Many users will no doubt be happier with the changes in place too, as more and more brands and publishers are turning to Facebook, users have been exposed to more and more of their content and less stuff shared by friends and family. This change will go some way to adjusting that balance.
However there are some concerning issues with the change. Google news and search has the effect of ‘bubbling‘ us. This is the phenomenon where we only see news and sites that are aligned with our current views and interests.
This lack of exposure to alternative views and content results in a reinforcement of our prejudices and preexisting notions of what is right and wrong or even what is factually correct when considering a specific issue.
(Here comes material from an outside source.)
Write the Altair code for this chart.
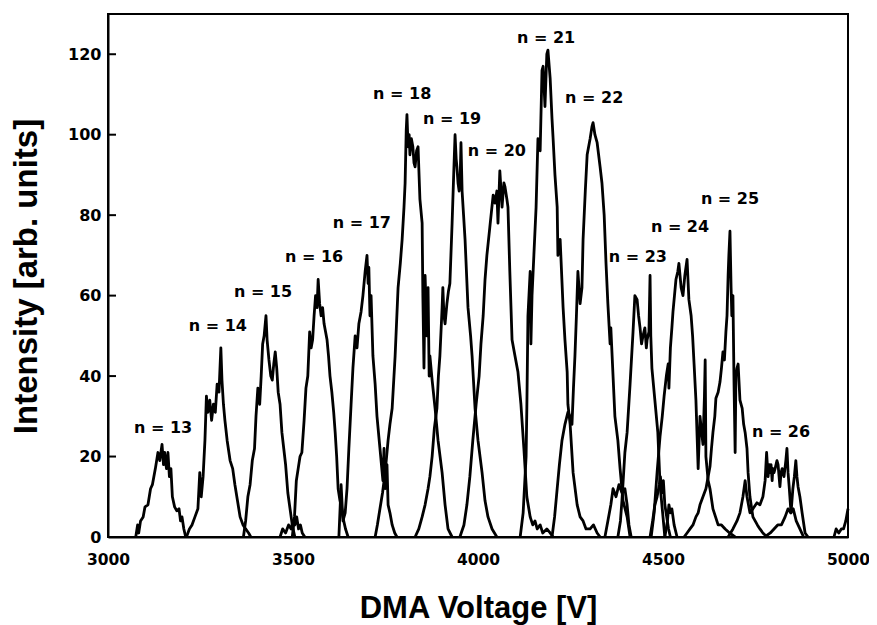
import altair as alt
import pandas as pd

# ---- data (x = DMA voltage [V], y = intensity) ----
n13_x = [3075,3080,3083,3088,3095,3100,3108,3115,3120,3128,3135,3140,3146,3150,3153,3158,3162,3166,3170,3174,3180,3186,3192,3196,3200,3205,3210]
n13_y = [0,3,1,4,5,7.5,8,12,13,17,21,19,23,18,21,17,21,15,17,10,7.5,6.5,7,4,5,2,0]

n14_x = [3212,3220,3227,3235,3243,3248,3252,3257,3262,3266,3270,3275,3280,3285,3290,3295,3300,3305,3308,3312,3316,3322,3330,3337,3343,3350,3357,3365,3372,3380,3386]
n14_y = [0,2,3,5,7,16,10,15,24,35,31,34,29,33,31,38,36,47,39,33,29,24,19,17,13,9,5,3,2,1,0]

n15_x = [3366,3372,3378,3384,3390,3396,3400,3405,3410,3414,3418,3422,3427,3430,3435,3440,3444,3448,3452,3456,3460,3465,3470,3475,3480,3486,3492,3498,3505]
n15_y = [0,4,10,13,19,22,30,37,33,40,48,50,55,49,44,40,39,43,46,42,36,33,26,22,18,11,7,3,0]

b1_x = [3465,3472,3480,3488,3495,3500,3505,3510,3515,3520,3525,3532]
b1_y = [0,2,1,3,2,4,3,5,2,3,1,0]

n16_x = [3498,3504,3509,3514,3519,3524,3530,3535,3540,3545,3549,3553,3557,3561,3565,3568,3572,3576,3580,3584,3588,3592,3596,3600,3605,3610,3614,3618,3622,3627,3632,3637,3642,3649]
n16_y = [0,5,14,17,20,21,29,37,40,51,47,49,55,60,57,64,58,55,57,53,51,49,45,40,36,31,26,20,12,9,7,4,2,0]

n17_x = [3624,3630,3635,3641,3646,3651,3657,3662,3668,3673,3678,3684,3689,3695,3700,3703,3705,3708,3711,3716,3722,3727,3735,3741,3743,3746,3749,3754,3757,3762,3768,3775,3781]
n17_y = [0,13,4,6,12,22,33,42,50,47,53,56,60,66,70,63,67,55,60,45,38,30,22,16,14,22,12,18,8,6,3,1,0]

n18_x = [3722,3728,3735,3742,3749,3757,3762,3768,3776,3784,3790,3795,3800,3803,3806,3808,3811,3814,3816,3820,3824,3827,3830,3834,3838,3843,3849,3851,3854,3857,3862,3865,3868,3870,3876,3884,3892,3903,3911,3919,3930]
n18_y = [0,3,7,11,16,24,28,32,45,62,68,74,82,88,101,105,97,100,95,99,97,93,92,96,97,84,78,60,42,65,50,62,40,45,39,32,24,16,8,2,0]

n19_x = [3830,3840,3849,3857,3865,3870,3876,3882,3889,3893,3897,3903,3905,3908,3911,3916,3920,3924,3930,3935,3938,3941,3943,3946,3949,3952,3954,3957,3961,3965,3973,3980,3984,3992,4000,4011,4019,4027,4038,4051]
n19_y = [0,2,5,8,12,15,20,27,32,40,45,57,62,55,53,58,61,63,78,92,100,94,92,88,86,90,98,86,80,74,57,50,45,32,24,16,9,5,2,0]

n20_x = [3951,3962,3970,3978,3986,3995,4003,4008,4014,4019,4024,4032,4041,4046,4051,4054,4059,4065,4070,4073,4078,4081,4086,4092,4100,4108,4116,4124,4132,4141,4148,4154,4160,4168,4175,4186,4195,4203]
n20_y = [0,3,8,15,24,33,40,48,55,64,70,77,85,83,86,78,91,82,88,87,84,82,66,49,45,41,33,22,10,5,3,4,2,3,1,2,1,0]

n21_x = [4114,4122,4130,4132,4135,4141,4143,4146,4151,4157,4162,4168,4173,4176,4181,4186,4189,4195,4200,4203,4208,4214,4216,4222,4230,4235,4241,4243,4249,4257,4268,4276,4284,4292,4303,4312,4322,4330]
n21_y = [0,6,20,32,55,66,48,60,70,82,99,96,116,117,107,120,121,114,104,99,90,82,70,74,57,49,41,33,28,16,8,5,4,2,2,3,1,0]

n22_x = [4200,4207,4214,4220,4227,4235,4243,4249,4254,4258,4262,4266,4270,4276,4281,4284,4290,4295,4303,4308,4311,4316,4322,4330,4335,4341,4346,4351,4357,4359,4365,4370,4378,4384,4392,4403,4411]
n22_y = [0,5,12,18,24,28,31,30,28,37,45,55,66,58,62,74,86,95,99,102,103,100,98,92,88,80,68,58,48,52,40,30,24,17,9,5,0]

b2_x = [4343,4351,4359,4365,4373,4381,4389,4397,4403,4408,4414]
b2_y = [0,4,8,12,10,13,11,12,8,3,0]

n23_x = [4378,4385,4389,4393,4397,4403,4411,4419,4424,4430,4434,4438,4442,4446,4451,4455,4457,4462,4465,4467,4470,4478,4486,4492,4500,4505]
n23_y = [0,4,9,15,21,26,38,51,60,59,55,52,48,50,52,47,49,51,65,50,42,34,26,13,5,0]

b3_x = [4465,4472,4478,4484,4490,4493,4497,4501,4505,4510,4515,4520]
b3_y = [0,4,8,10,13,15,11,14,8,5,2,0]

b4_x = [4505,4512,4516,4520,4524,4530,4538]
b4_y = [0,4,8,6,7,3,0]

n24_x = [4468,4476,4484,4492,4498,4503,4509,4514,4516,4520,4524,4527,4531,4535,4540,4543,4549,4554,4559,4565,4570,4576,4580,4584,4589,4595,4600,4608,4612,4614,4616,4622,4627,4635,4642,4649,4658,4668,4680,4695]
n24_y = [0,6,16,25,30,35,40,43,37,47,52,56,60,64,66,68,62,60,65,69,59,55,50,43,34,17,30,23,35,44,20,14,12,7,5,3,3,2,1,0]

n25_x = [4557,4565,4573,4581,4589,4595,4600,4608,4616,4622,4627,4631,4635,4640,4643,4649,4654,4658,4662,4666,4670,4673,4676,4678,4681,4684,4686,4689,4692,4695,4697,4700,4703,4708,4714,4718,4722,4727,4730,4735,4743,4749,4755,4762,4770,4781]
n25_y = [0,1,2,3,5,6,8,10,12,15,17.5,22,26,30,34.5,36,38.5,42,46,44,51,55,65,70,76,62,55,60,38,21,40,42,43,34,32,28,26,22,16,10,5,4,3,2,1,0]

n26_x = [4676,4689,4700,4708,4716,4722,4727,4735,4743,4754,4762,4770,4773,4776,4780,4784,4787,4789,4792,4795,4797,4800,4803,4808,4811,4816,4819,4822,4827,4832,4835,4838,4841,4846,4851,4855,4859,4862,4865,4870,4876,4884,4892]
n26_y = [0,2,4,6,10,14,10,6,7,8.5,8,10,12,14,21,15,18,16,18,14,17,16,17,19,18,12.5,16,17,15,19,22,16,12.5,6,12,15,19,15,12.5,10,6,1,0]

b6_x = [4775,4790,4800,4810,4820,4830,4838,4845,4852,4860,4870,4880]
b6_y = [0,1,2,3,3,5,7,6,7,4,2,0]

b7_x = [4962,4968,4975,4982,4988,4994,5000]
b7_y = [0,2,1,2,2,4,7]

label_text = ["n = 13","n = 14","n = 15","n = 16","n = 17","n = 18","n = 19",
              "n = 20","n = 21","n = 22","n = 23","n = 24","n = 25","n = 26"]
label_x = [3149,3297,3419,3557,3686,3795,3930,4051,4184,4314,4432,4546,4681,4819]
label_y = [27,52.5,61,69.5,78,110,104,96,124,109,69.5,77,84,26]

x_ticks = [3000, 3500, 4000, 4500, 5000]
y_ticks = [0, 20, 40, 60, 80, 100, 120]

series = {
    "n13": (n13_x, n13_y), "n14": (n14_x, n14_y), "n15": (n15_x, n15_y),
    "b1": (b1_x, b1_y), "n16": (n16_x, n16_y), "n17": (n17_x, n17_y),
    "n18": (n18_x, n18_y), "n19": (n19_x, n19_y), "n20": (n20_x, n20_y),
    "n21": (n21_x, n21_y), "n22": (n22_x, n22_y), "b2": (b2_x, b2_y),
    "n23": (n23_x, n23_y), "b3": (b3_x, b3_y), "b4": (b4_x, b4_y),
    "n24": (n24_x, n24_y), "n25": (n25_x, n25_y), "n26": (n26_x, n26_y),
    "b6": (b6_x, b6_y), "b7": (b7_x, b7_y),
}

rows = []
for name, (xs, ys) in series.items():
    for i, (xv, yv) in enumerate(zip(xs, ys)):
        rows.append({"series": name, "V": xv, "I": yv, "i": i})
df = pd.DataFrame(rows)
lab = pd.DataFrame({"text": label_text, "V": label_x, "I": label_y})
ticks_df = pd.DataFrame({"t": y_ticks})

TITLE_FONT = "Liberation Sans"
LABEL_FONT = "DejaVu Sans"

xscale = alt.Scale(domain=[3000, 5000], nice=False)
yscale = alt.Scale(domain=[0, 130], nice=False)

lines = alt.Chart(df).mark_line(color="black", strokeWidth=2.8, strokeJoin="round").encode(
    x=alt.X("V:Q", scale=xscale,
            axis=alt.Axis(title="DMA Voltage [V]", values=x_ticks, format="d",
                          grid=False, ticks=False, tickSize=0, labelPadding=15,
                          labelFlush=False, labelBaseline="top",
                          domainColor="black", domainWidth=2,
                          labelFont=LABEL_FONT, labelFontSize=15.5, labelFontWeight="bold",
                          labelColor="black",
                          titleFont=TITLE_FONT, titleFontSize=31, titleFontWeight="bold",
                          titleColor="black",
                          titleX=370, titleY=80, titleBaseline="alphabetic")),
    y=alt.Y("I:Q", scale=yscale,
            axis=alt.Axis(title="Intensity [arb. units]", values=y_ticks,
                          grid=False, ticks=False, tickSize=0,
                          labelPadding=7,
                          domainColor="black", domainWidth=2,
                          labelFont=LABEL_FONT, labelFontSize=16, labelFontWeight="bold",
                          labelColor="black",
                          titleFont=TITLE_FONT, titleFontSize=33, titleFontWeight="bold",
                          titleColor="black",
                          titleX=-82, titleY=262, titleAngle=-90,
                          titleAlign="center", titleBaseline="middle")),
    detail="series:N",
    order="i:Q",
)

# inward tick marks on the left axis
yticks = alt.Chart(ticks_df).mark_rule(color="black", strokeWidth=2).encode(
    x=alt.value(0), x2=alt.value(8),
    y=alt.Y("t:Q", scale=yscale),
)

texts = alt.Chart(lab).mark_text(font=LABEL_FONT, fontSize=16, fontWeight="bold",
                                 color="black", align="center", baseline="middle").encode(
    x=alt.X("V:Q", scale=xscale),
    y=alt.Y("I:Q", scale=yscale),
    text="text:N",
)

chart = alt.layer(lines, yticks, texts).properties(
    width=740, height=523,
    autosize=alt.AutoSizeParams(type="none"),
    padding={"left": 100, "top": 6, "right": 21, "bottom": 88},
).configure_view(
    stroke="black", strokeWidth=2
)

chart.save("out.html", embed_options={"renderer": "svg", "actions": False})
Further changes like this one to the Facebook news feed come at the risk of bubbling some of their users, particularly those who have shown Facebook they are only interested in certain topics. While this might work for Facebook as people will see more of what they like, it will result in a ‘better’ experience for their users with more likes, more shares and more interaction on the platform, it does lead to situations where people’s views on what’s actually a popular opinion in the world and how people actually feel can be coloured by this kind of bubbling.
“Our aim is to deliver the types of stories we’ve gotten feedback that an individual person most wants to see. We do this not only because we believe it’s the right thing but also because it’s good for our business. When people see content they are interested in, they are more likely to spend time on News Feed and enjoy their experience.”
Source: Facebook Newsroom
It’s too early to tell how significant an impact the change will have on newsrooms, but if users start to feel bubbled it is important that Facebook doesn’t become their only source for news and information on topics that are important to them.
Continuing to explore and seek out alternative views and impartial news sources that present a dissenting opinion to their beliefs will be important if they are to develop a nuanced understanding of important issues.
One can’t achieve that balance through only seeing news that is perfectly aligned to what one ‘likes’.